We present a precise prediction method for the three varieties of rapeseed. For a new rapeseed variety, the presented method will be adopted for prediction of harvest time through the following steps: (1) Breeding experts provided the maximum theoretical yield data of a new rapeseed, which is divided into three levels according to three intervals of 90–100%, 70–90% and <70%; (2) Image and yield data were collected from the yellow maturity of rapeseed. Canopy and stalk images of rape were taken for 8–12 consecutive days, and 60 rapes were taken to measure yield; (3) The presented method was used to process the collected images and yield data to obtain the yield level prediction model; and (4) Steps (2) and (3) only need to be carried out in the first year, and can be applied in the second year and after. After entering the yellow maturity period, workers can monitor the change of rape yield by taking the canopy and stalk images and process these images. If the prediction results show that the yield level is between 90–100%, harvesting can be carried out. In the case of serious reduction conditions, the prediction result will remain at a low level even at the full maturity period, and can be harvested immediately.

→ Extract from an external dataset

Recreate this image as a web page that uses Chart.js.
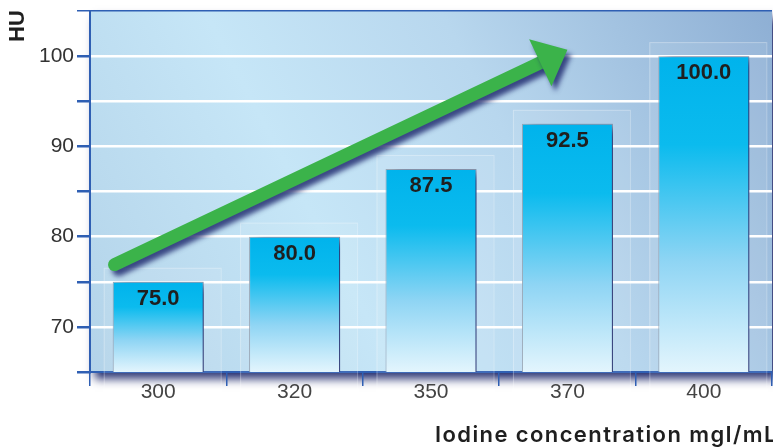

The method proposed in this paper has realized automation for the feature extraction of canopy and stalk. When the prediction model is established for more varieties and larger data, the model can be constructed efficiently. Therefore, the method proposed in this paper has good adaptability and practicality. Furthermore, the data and model in this article will be deployed to the cloud database and open to users for free. Users can use mobile terminals to judge the best harvest time of rapeseed conveniently and quickly, which can effectively improve the intelligence of rapeseed production and reduce yield loss.